For each line of the data below that holds "with", copy the line.

INPUT ROWS:
----

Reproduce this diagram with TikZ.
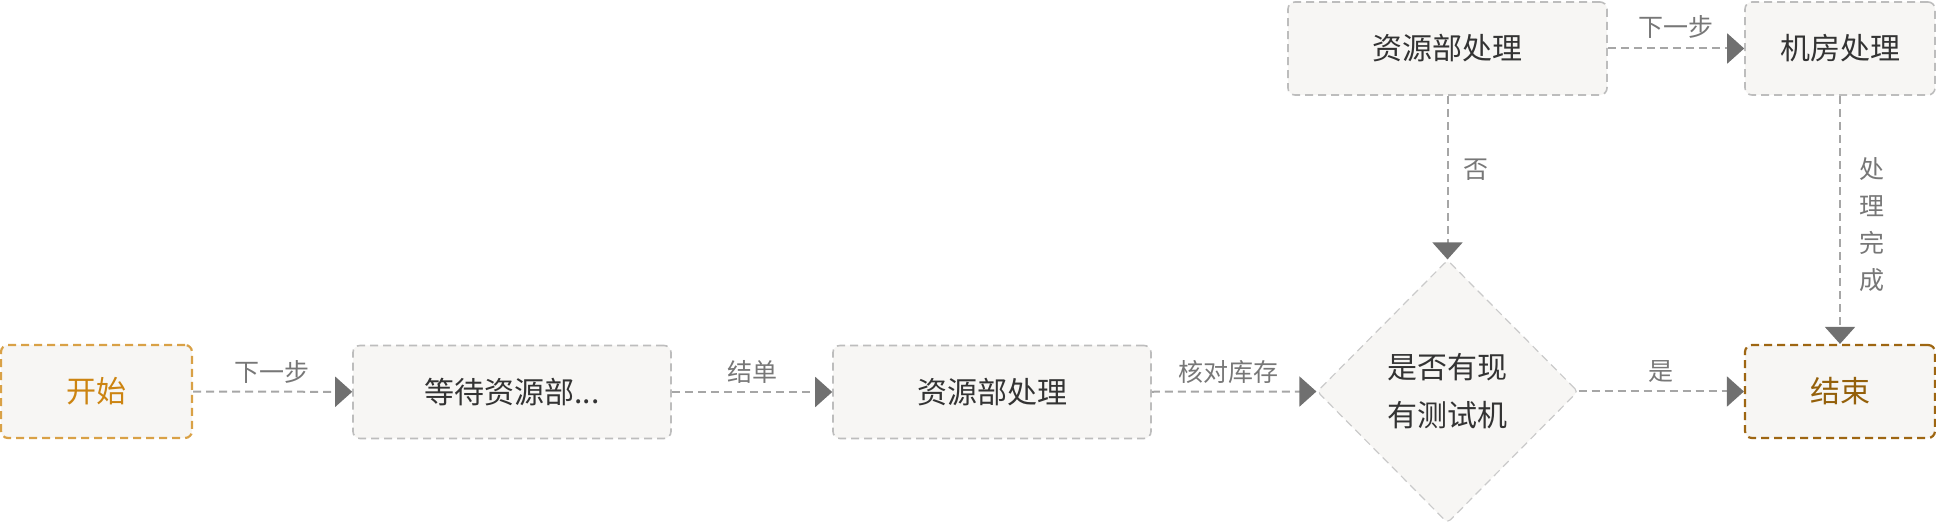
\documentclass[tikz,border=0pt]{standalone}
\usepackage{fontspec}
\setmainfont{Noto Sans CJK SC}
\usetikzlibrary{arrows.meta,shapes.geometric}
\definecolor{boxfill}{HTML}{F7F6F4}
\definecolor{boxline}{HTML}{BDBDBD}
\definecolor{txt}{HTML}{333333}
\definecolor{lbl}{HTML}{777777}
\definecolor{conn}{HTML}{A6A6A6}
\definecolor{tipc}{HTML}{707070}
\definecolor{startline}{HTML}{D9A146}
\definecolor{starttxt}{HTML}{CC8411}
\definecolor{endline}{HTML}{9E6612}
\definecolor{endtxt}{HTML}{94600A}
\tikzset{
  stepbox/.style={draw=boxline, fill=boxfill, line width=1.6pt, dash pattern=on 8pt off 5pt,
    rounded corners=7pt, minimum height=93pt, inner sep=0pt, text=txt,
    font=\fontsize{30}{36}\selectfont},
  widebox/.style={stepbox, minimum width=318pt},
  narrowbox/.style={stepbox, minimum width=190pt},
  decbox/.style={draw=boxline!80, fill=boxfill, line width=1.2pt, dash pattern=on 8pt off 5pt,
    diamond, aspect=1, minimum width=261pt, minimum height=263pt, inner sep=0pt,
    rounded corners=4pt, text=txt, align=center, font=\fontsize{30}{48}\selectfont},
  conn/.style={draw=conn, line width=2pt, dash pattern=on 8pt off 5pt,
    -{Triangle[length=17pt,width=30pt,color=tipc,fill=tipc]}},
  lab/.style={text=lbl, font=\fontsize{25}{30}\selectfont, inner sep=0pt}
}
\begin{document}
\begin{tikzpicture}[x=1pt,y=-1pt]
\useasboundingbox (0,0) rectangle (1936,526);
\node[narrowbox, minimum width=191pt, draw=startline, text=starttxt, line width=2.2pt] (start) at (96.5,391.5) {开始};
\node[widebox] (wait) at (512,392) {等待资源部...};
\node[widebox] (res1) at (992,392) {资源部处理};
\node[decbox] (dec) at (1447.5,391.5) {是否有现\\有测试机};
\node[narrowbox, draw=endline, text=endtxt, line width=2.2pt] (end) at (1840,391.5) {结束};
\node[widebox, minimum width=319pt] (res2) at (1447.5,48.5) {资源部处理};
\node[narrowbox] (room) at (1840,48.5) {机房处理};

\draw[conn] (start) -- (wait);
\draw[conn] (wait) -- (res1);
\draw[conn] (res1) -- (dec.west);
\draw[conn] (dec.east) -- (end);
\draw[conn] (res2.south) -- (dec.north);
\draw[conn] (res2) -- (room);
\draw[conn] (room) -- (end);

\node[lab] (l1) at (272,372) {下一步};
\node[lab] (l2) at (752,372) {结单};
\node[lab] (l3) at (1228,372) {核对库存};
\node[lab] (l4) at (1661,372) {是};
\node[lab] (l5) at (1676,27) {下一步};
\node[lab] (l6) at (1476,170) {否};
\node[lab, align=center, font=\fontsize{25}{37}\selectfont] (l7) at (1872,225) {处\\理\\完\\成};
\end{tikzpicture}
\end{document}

----

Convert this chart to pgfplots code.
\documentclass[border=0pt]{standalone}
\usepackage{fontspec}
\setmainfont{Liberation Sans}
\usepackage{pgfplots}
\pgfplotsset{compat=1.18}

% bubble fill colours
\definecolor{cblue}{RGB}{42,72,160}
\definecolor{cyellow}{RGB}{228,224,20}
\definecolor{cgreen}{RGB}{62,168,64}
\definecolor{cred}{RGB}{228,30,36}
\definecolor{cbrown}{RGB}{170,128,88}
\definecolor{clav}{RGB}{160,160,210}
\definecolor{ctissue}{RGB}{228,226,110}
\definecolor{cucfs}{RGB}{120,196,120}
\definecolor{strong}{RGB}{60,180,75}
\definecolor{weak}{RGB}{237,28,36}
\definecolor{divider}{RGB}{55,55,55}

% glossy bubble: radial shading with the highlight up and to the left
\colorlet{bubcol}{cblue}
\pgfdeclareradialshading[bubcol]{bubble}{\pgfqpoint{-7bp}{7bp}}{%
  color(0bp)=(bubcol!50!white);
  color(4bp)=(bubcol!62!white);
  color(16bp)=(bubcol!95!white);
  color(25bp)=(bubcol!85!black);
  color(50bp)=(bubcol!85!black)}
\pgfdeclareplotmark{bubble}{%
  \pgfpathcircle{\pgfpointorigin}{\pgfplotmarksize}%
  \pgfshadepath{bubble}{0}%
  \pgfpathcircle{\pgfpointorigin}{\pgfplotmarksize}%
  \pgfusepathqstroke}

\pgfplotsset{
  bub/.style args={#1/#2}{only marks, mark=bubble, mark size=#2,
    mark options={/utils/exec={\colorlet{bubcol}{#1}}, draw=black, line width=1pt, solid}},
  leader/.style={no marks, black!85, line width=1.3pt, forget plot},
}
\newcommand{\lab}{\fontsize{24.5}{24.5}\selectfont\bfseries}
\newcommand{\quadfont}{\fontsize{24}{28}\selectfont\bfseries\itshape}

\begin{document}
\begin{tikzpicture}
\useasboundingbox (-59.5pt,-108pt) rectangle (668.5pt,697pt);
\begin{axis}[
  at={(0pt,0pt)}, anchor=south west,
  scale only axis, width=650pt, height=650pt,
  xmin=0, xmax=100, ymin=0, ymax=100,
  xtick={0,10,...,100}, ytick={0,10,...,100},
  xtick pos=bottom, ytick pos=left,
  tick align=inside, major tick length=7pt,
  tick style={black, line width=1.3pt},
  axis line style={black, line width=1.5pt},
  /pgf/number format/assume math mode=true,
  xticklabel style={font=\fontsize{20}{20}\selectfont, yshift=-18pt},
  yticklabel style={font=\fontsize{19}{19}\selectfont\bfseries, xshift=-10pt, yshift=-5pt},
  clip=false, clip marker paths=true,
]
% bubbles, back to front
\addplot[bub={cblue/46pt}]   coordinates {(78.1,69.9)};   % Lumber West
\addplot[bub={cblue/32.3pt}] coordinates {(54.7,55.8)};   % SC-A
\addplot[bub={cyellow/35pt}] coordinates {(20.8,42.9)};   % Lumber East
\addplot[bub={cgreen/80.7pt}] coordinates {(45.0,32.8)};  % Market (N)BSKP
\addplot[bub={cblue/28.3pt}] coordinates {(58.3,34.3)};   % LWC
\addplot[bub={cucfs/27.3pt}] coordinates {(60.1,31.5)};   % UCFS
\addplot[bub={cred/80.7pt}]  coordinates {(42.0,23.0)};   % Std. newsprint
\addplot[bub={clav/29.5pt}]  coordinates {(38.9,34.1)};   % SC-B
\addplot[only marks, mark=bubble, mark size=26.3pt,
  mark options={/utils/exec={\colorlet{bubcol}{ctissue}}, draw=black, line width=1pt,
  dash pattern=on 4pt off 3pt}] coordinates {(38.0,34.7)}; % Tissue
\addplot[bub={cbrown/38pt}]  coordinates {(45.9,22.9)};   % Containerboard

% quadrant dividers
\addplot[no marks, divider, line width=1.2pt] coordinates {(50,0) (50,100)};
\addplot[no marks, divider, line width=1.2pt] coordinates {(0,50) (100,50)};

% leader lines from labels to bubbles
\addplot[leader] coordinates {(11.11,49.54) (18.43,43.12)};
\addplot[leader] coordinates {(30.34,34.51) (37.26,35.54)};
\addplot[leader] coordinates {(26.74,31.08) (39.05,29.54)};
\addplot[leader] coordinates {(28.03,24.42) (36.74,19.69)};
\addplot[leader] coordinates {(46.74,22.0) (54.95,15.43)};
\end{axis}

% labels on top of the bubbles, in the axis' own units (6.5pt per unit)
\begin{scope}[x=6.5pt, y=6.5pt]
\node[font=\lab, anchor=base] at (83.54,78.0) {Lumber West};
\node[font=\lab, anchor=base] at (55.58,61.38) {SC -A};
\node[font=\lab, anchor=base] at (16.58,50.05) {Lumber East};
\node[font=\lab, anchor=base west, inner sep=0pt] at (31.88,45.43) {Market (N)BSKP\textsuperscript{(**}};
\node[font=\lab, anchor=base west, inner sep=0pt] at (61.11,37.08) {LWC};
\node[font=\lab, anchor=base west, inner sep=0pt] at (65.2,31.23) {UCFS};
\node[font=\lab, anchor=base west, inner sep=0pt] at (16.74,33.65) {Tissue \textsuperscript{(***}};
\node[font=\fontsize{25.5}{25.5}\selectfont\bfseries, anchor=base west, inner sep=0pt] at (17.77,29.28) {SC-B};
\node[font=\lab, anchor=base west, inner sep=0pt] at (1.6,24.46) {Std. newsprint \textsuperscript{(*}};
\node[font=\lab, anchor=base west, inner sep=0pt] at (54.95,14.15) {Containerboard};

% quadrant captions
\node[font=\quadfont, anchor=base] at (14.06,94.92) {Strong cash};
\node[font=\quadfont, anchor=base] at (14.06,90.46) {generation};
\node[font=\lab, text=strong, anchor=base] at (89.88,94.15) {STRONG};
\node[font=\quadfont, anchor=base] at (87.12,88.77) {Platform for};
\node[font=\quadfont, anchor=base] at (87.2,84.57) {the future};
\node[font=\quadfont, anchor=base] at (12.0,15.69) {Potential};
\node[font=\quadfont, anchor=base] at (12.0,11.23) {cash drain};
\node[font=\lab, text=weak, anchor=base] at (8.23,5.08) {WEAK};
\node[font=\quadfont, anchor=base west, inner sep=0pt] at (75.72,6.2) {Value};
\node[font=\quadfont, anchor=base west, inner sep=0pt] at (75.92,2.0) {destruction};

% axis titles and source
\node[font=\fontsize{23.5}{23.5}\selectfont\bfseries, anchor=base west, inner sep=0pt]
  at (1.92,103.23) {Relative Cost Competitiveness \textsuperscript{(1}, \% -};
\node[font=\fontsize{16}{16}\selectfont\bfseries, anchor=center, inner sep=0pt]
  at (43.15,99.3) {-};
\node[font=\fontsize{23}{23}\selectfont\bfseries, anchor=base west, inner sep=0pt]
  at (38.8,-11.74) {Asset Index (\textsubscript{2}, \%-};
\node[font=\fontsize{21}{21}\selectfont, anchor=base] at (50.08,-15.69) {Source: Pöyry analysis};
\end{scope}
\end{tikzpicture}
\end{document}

----

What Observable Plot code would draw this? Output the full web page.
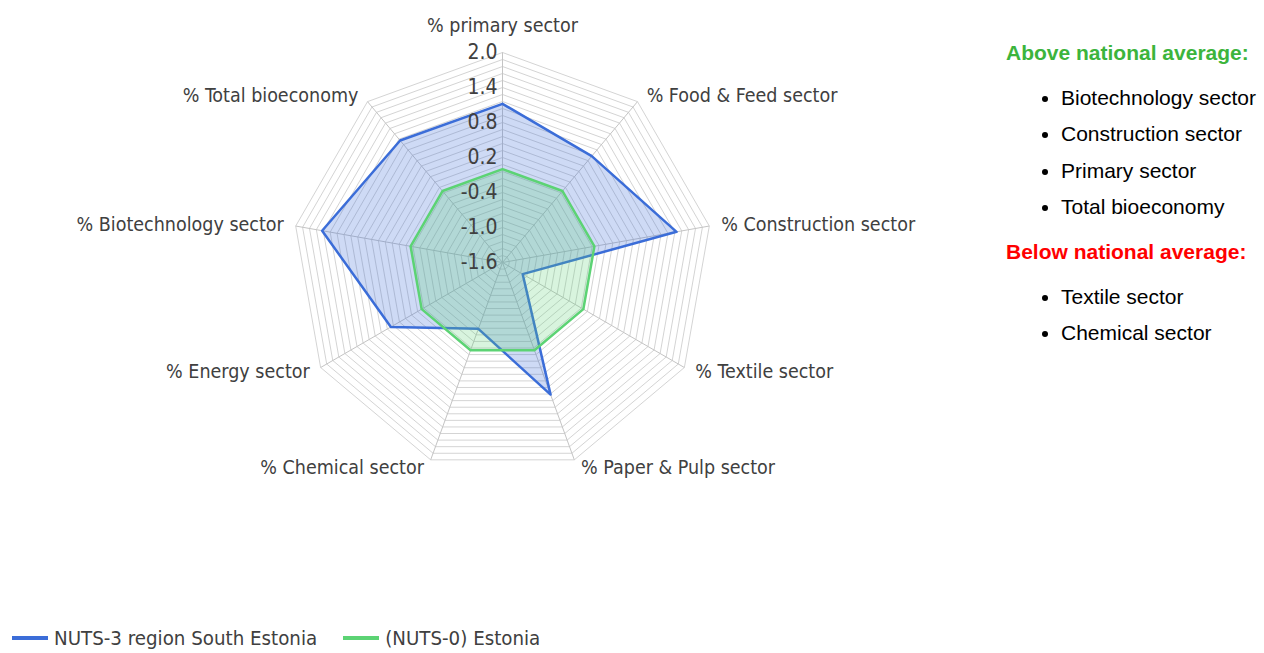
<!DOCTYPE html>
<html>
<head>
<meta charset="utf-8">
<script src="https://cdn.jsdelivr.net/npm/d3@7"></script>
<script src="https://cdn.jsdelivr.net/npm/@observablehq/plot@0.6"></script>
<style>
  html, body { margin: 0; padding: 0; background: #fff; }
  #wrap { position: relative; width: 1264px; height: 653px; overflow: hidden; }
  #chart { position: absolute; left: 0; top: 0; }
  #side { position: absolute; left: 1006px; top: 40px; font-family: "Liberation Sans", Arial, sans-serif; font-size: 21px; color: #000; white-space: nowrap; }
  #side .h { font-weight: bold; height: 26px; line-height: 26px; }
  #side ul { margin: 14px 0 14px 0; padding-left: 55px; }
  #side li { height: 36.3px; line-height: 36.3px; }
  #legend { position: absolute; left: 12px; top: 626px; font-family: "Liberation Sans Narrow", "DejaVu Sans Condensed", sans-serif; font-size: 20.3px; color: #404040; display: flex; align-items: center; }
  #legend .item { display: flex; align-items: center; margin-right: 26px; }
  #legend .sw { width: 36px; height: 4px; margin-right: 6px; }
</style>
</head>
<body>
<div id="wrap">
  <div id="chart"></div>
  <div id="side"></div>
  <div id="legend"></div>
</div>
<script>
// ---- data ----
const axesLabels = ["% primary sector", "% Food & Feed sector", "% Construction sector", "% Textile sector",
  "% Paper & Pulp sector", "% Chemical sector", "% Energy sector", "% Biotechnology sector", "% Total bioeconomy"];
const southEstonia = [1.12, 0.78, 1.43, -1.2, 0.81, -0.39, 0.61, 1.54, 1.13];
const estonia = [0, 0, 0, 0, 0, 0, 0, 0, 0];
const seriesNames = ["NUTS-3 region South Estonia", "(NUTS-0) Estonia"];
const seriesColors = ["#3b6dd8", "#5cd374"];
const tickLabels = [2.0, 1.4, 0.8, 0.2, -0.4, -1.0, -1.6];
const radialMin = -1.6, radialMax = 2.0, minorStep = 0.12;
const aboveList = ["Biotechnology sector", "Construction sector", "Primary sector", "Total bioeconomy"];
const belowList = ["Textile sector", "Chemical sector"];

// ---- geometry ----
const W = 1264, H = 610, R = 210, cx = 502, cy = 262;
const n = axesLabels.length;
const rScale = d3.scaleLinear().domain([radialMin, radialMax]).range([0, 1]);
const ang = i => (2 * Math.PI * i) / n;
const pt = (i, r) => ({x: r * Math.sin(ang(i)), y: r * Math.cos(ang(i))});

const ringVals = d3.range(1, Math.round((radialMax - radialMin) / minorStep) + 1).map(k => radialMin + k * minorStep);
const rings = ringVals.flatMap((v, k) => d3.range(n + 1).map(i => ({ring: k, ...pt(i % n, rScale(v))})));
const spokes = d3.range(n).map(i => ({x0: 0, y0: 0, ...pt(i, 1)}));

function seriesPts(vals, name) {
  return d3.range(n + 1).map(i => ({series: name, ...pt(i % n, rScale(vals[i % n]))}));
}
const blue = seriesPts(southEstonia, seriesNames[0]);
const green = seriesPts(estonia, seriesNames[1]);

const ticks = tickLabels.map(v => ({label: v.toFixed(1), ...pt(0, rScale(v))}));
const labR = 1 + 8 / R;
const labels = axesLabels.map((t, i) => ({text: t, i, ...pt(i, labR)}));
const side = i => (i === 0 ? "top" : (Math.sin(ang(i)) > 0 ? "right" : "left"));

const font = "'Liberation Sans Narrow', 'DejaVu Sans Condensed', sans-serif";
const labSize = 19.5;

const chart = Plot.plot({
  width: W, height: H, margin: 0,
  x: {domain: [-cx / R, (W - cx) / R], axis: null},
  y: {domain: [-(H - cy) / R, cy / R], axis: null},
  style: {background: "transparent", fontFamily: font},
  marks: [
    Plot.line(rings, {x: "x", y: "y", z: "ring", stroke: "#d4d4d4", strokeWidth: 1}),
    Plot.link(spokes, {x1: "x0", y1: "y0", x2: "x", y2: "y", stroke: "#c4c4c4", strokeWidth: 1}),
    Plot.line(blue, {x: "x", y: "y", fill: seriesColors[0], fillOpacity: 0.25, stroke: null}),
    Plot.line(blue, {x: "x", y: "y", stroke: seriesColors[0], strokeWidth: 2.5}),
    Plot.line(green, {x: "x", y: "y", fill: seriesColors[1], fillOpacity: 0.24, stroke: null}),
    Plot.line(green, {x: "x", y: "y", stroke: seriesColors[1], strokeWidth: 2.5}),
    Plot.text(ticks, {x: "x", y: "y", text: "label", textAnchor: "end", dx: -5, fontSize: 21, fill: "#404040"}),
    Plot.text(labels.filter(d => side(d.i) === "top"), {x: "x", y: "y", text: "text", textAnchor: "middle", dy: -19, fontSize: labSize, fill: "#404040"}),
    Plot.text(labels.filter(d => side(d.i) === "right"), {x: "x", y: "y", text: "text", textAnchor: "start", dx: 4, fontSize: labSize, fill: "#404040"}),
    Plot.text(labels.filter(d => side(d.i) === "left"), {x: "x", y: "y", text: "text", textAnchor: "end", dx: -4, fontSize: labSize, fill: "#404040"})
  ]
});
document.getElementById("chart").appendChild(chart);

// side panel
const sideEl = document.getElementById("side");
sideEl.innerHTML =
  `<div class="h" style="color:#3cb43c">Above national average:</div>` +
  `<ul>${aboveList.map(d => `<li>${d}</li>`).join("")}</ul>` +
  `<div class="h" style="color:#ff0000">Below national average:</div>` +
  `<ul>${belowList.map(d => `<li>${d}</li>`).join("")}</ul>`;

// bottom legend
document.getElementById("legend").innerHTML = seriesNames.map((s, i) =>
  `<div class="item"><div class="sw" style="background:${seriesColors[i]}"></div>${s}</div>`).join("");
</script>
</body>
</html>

----

RESULT OF THIS TASK:
Reproduce this diagram with TikZ.
% glossy bubble: radial shading with the highlight up and to the left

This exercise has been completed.